Glad you LO is feeling better, must have been scary. I am inclined to agree with pps - she's not going to listen unless you put your foot down. I personally would let her kick off all she wants re your birthday, she's proven she's not responsible or reasonable enough to take care if your LO properly so of she were mine, she wouldn't be getting her mitts on my kid until she proved different.

Its a tough situation but I think you and DH need to put on a united front and say no xx
 
I think given she thought nothing of it and said she would do it again, I would never leave my LO with her if I was you. Not for the sake of a night out especially.

I think just carrying on like nothing happened will make her think that it was OK to give your LO what was essentially a medication overdose that could have gone very wrong.
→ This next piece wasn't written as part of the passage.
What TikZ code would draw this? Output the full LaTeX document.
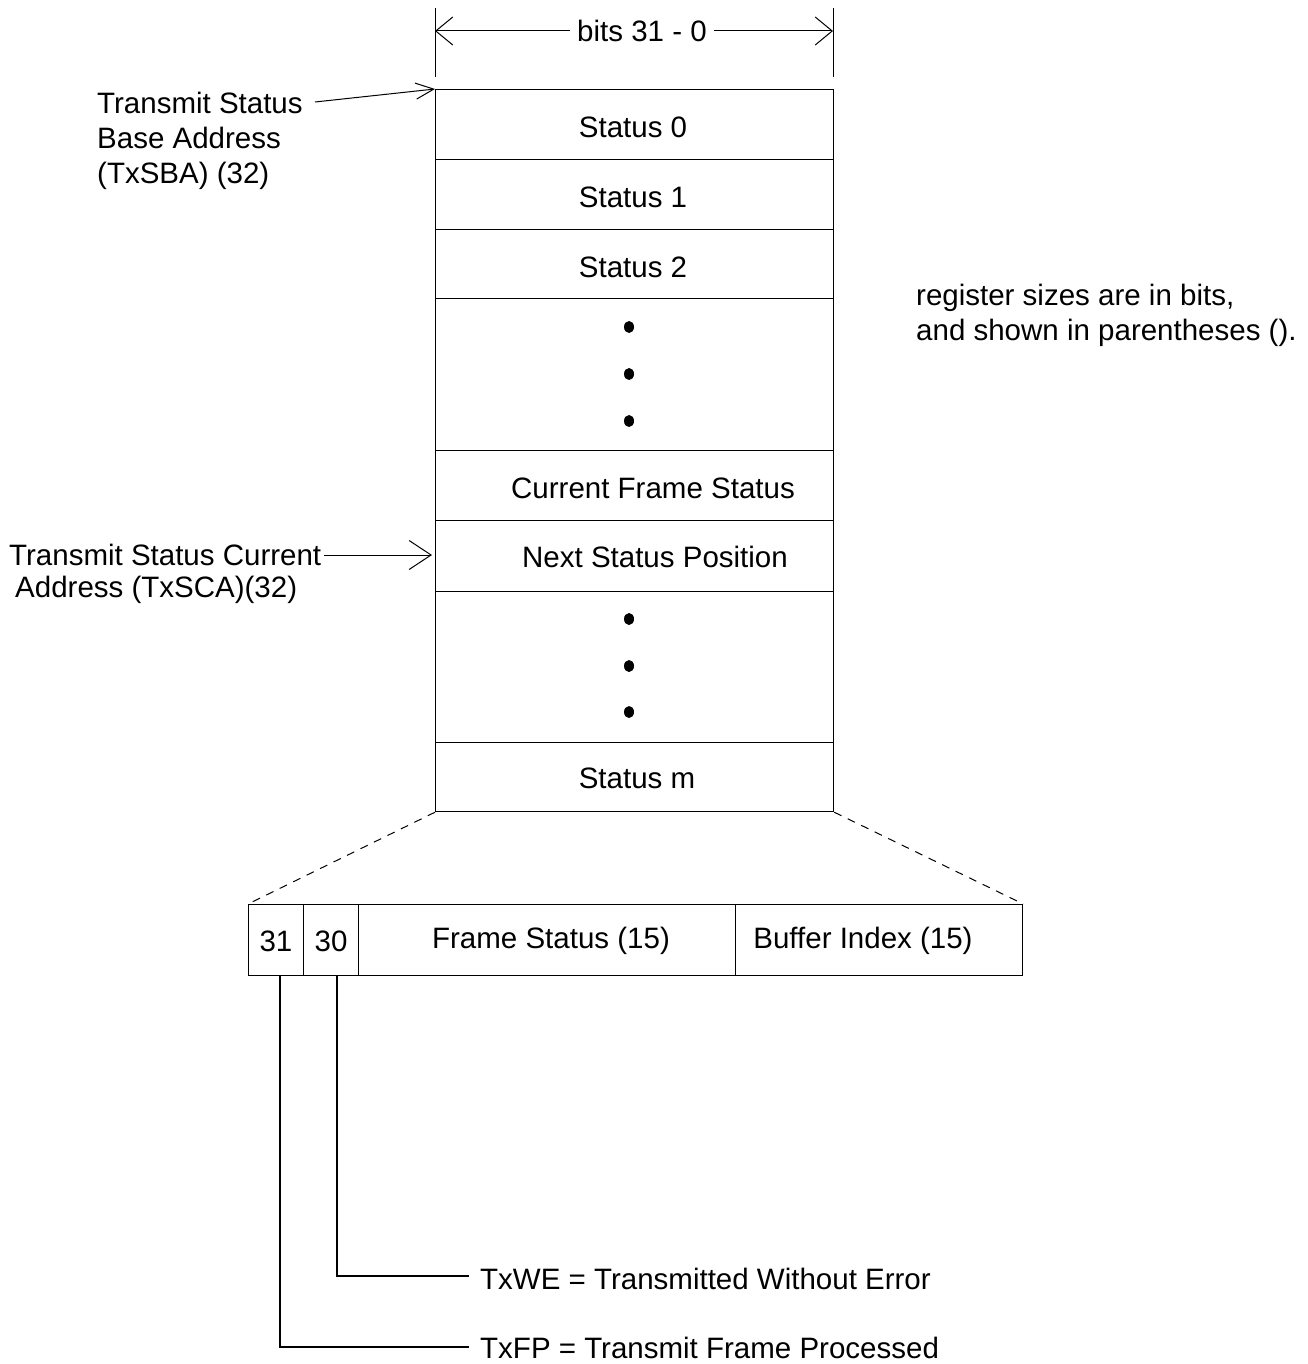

Me going out wasn't an issue anyway as I'd rather not leave her in general. I hate leaving her anywhere.
It's him not wanting to upset her. It's a really tough situation. But my baby comes first despite her drama. I would rather she didn't have any contact with her I'm that fed up with her behaviour.
 
Yeahh....I agree with Lardspur on this one. I really think you need to put your foot down. No way would I leave my kids with her if she didn't give a crap about medicine doses
 
Have you decided on how you and Hubbie will deal with your mil?

I agree with the pp who said don't leave your children alone with her, personally I would let her know that she can only have supervised time with the children now until she has proven herself responsible enough to look after them properly. Simple as that. Good luck!



Not really decided. I'm dreading the morning as I will see her on the school run. She's forever asking to have LO on her own, but if that's the type of thing she does with me there god only knows what she might do on her own :( stuck in a really difficult position as it's my birthday this week and we had agreed she could babysit for a few hours whilst we went for a meal & then my mum have her for a while over the weekend. All hell will break loose if my mum has her and mil doesn't.
Oh agrees that she needs talking to, but says we should still let her babysit as we told her she could. :( I don't know what to do. So hard having atmosphere when I have to see her everyday at the school and cus she lives so close :nope: xxx


Hun you told her she could before she did what she did, you can't trust her :nope: someone who'll happily give a baby an overdose is a liability. Your daughter comes over your relationship with your MIL (which I know you know.)

Please don't let her guilt trip you. I am pleased your LO is feeling better, could you maybe get her checked over by your GP tomorrow for your peace of mind?

:hugs:
 
Dh and I once accidentally overdosed our 6 year old (5 at the time) with Calpol. He was poorly and I gave him some, and then hubby gave him some about half an hour later, not realising that he'd already had some.

I rang NHS direct and they asked his weight and height and said he'd be fine, and he was.

But obviously that was an accident, not done intentionally. I can't believe your MIL stands by her decision to give your baby such a high dosage of medicine. Frankly that's absolutely shocking. I mean, my MIL undermines me all the time and gives the kids sweets and chocolates when I've said they're not to have any, but I'll let her off with that, she thinks she's being a "kind doting nana". Even she has her limits. She'd not give a child medicine without being instructed to by me or DH.

What your MIL is SO SO not on it's just ridiculous. There's no way I'd let somebody who did that babysit any more.